Auch bei ihrem Duo-Konzert in Köln wollen sich Anja Lechner und François Couturier auf ihre offenen Ohren und ihre Intuition verlassen. „Auch in der Improvisation“, so Lechner, „gibt es die Gefahr, sich zu wiederholen. Es geht also darum, die Musik immer im Moment entstehen zu lassen. Wir lassen die Grenzen zwischen fest notierten Passagen und Improvisation zerfließen und freuen uns, wenn auch das Publikum nicht mehr sagen kann, wann wir frei und wann nicht spielen.“
Um ihre Musik zu beschreiben, greift sie auf den ukrainischen Komponisten Valentin Silvestrov zurück, der ihr schon Stücke gewidmet hat: „Für Silvestrov gibt es keine Neue Musik, sie schwebt im Universum und kann vom Komponisten oder vom Improvisierenden eingefangen und in eine eigene Form gebracht werden.“ Mit Jazz, fügt sie hinzu, habe ihre Musik nur in dem Sinne zu tun, „dass ich gerne frei spiele und auf die Linien oder Melodien meines Gegenübers reagiere. Ein Publikum mit offenem Geist und Ohren ist mir das liebste“.

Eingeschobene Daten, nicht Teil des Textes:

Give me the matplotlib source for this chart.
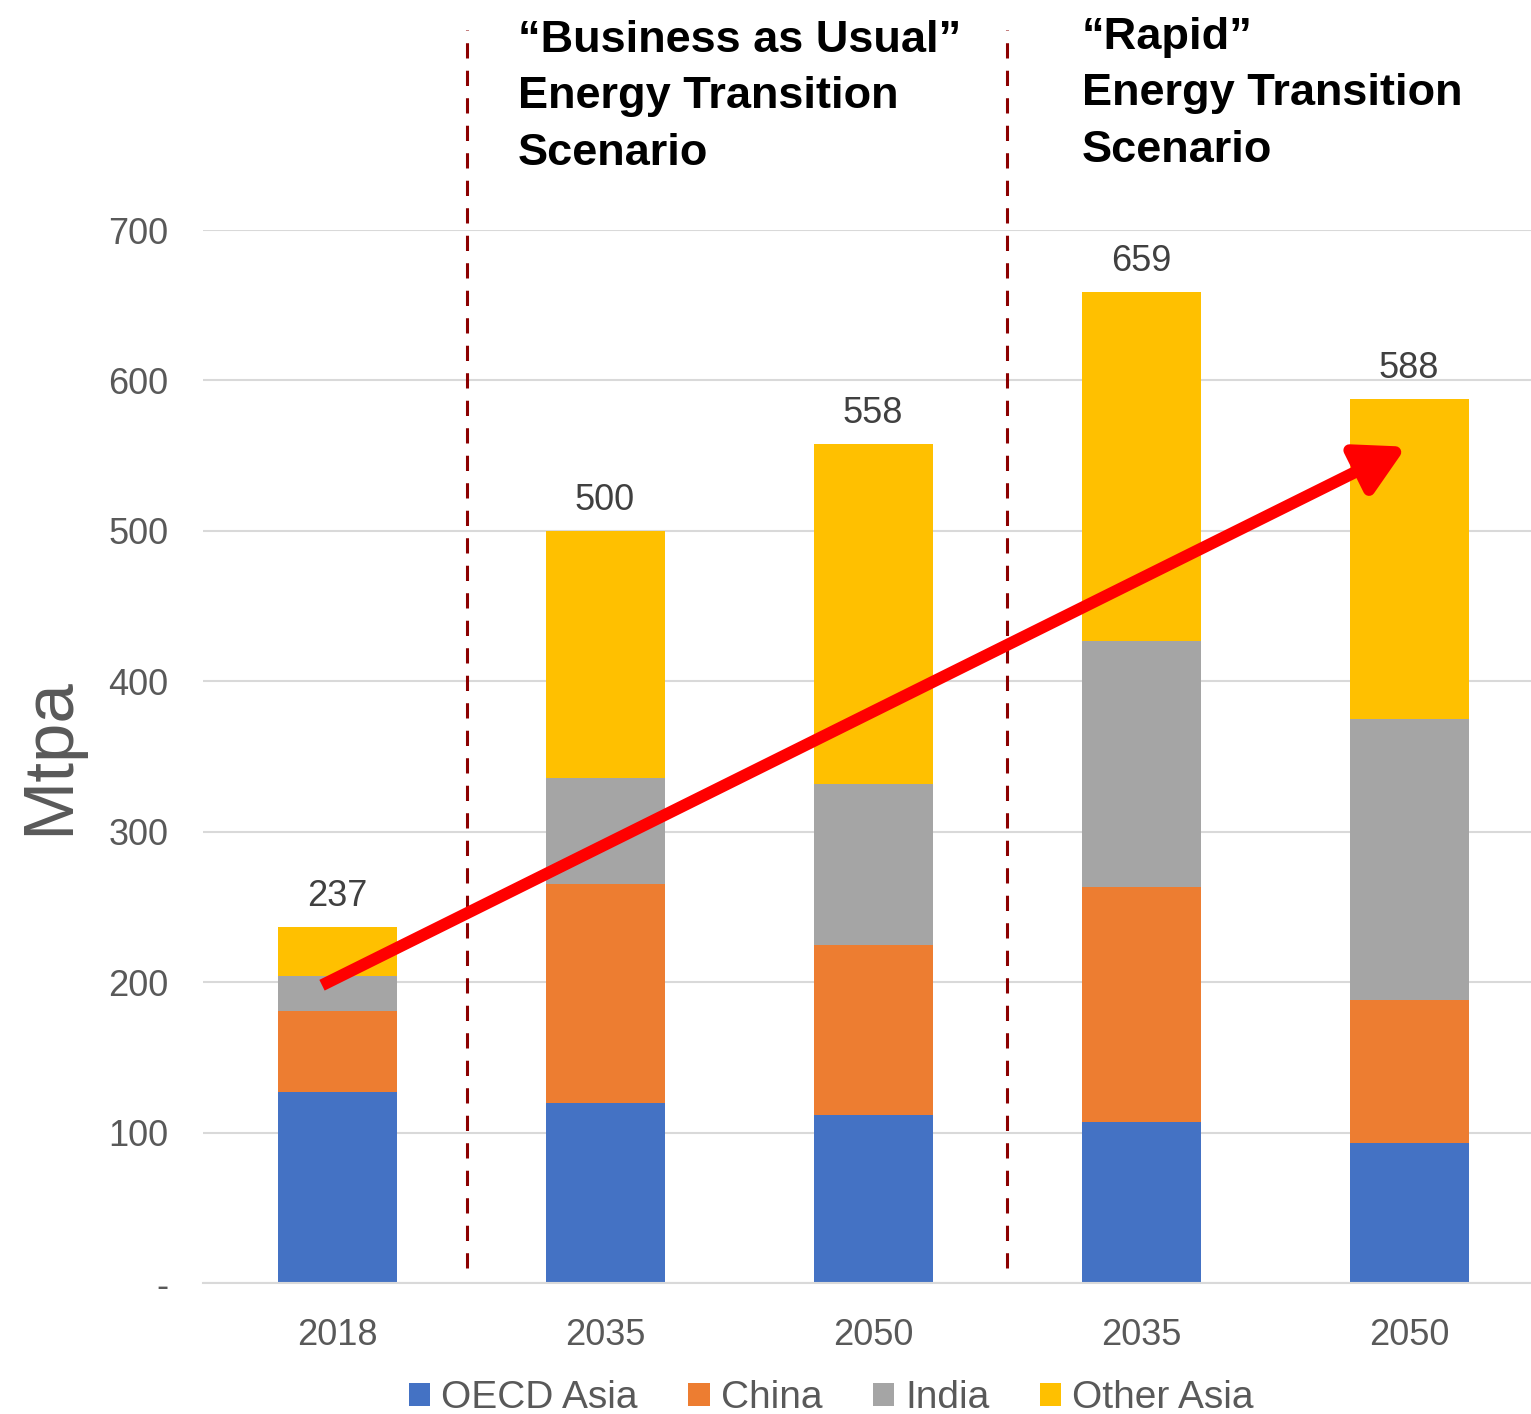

Anja Lechner kombiniert eigene Kompositionen mit Cello-Suiten von Bach
Nach Köln kommt sie im Anschluss an ein Solokonzert und eine Master Class in Istanbul. Den Veranstalter kennt sie bereits seit langem, und zwar aus Teheran, wo sie regelmäßig aufgetreten ist und stets vom offenen, begeisterungsfähigen Publikum beeindruckt war. Lechner: „Zurzeit finden im Iran aus bekanntem Anlass keine Festivals für Improvisation oder freiere Musik statt, deshalb wurde das Festival ‚Show of Hands‘ nach Istanbul verlagert. Ich habe mich sehr gefreut, dort viele bekannte Gesichter wieder zu sehen.“
Für das Konzert hat sie eigene Kompositionen und Improvisationen mit Teilen aus den Cello-Suiten von Johann Sebastian Bach kombiniert, am zweiten Tag des Festivals gab sie zu dem Thema einen Workshop für Cellisten. „Die Musik von Bach gehört zu unseren Wurzeln, er schuf mit die für mich wichtigste Musik fürs Cello. Und wenn man die Regeln gut kennt, gibt es auch bei Bach sehr viele Freiräume für den Interpreten.“
Anja Lechner erzählt auf dem Cello atemberaubende Geschichten und baut Brücken, über die sie in neue klangliche Gefilde und Musikkulturen aufbricht. Umso schmerzhafter stößt sie derzeit an Grenzen: „Reisen ist schwieriger geworden, auch anstrengender, weil man sich auf vieles nicht mehr verlassen kann. Man weiß ja, dass die Züge hierzulande nicht mehr so richtig gut funktionieren, auch werden inzwischen immer mehr Flüge abgesagt – wobei man sich ohnehin fragt, ob man überhaupt fliegen soll. Andererseits wollen wir uns bewegen und müssen uns, wenn wir Neues erleben wollen, von zu Hause entfernen.“
Auch die politische Weltlage setzt ihr Grenzen: „Es gibt einige Länder, über die im Moment viel diskutiert wird und in die man jetzt nicht reisen möchte. Damit kommt man als Musikerin in die Situation, politisch zu denken, obwohl die Musik ja frei sein sollte. Ebenso verzichtet man damit darauf, Menschen wieder zu sehen, die einem ans Herz gewachsen sind und die womöglich selbst unter der politischen Lage in ihrem Land leiden. Manchmal geht es aber halt nicht anders. Wichtig ist nur, dass man den Menschen und der Kultur gegenüber offenbleibt und die guten Erinnerungen in seinem Herzen bewahrt – bis sich die Zeiten wieder zum Besseren wenden werden.“
Die virtuose Cellistin Anja Lechner und der Pianist François Couturier kommen am Freitag, 14. April, um 20 Uhr in den Stadtgarten, Venloer Straße 40 in Köln.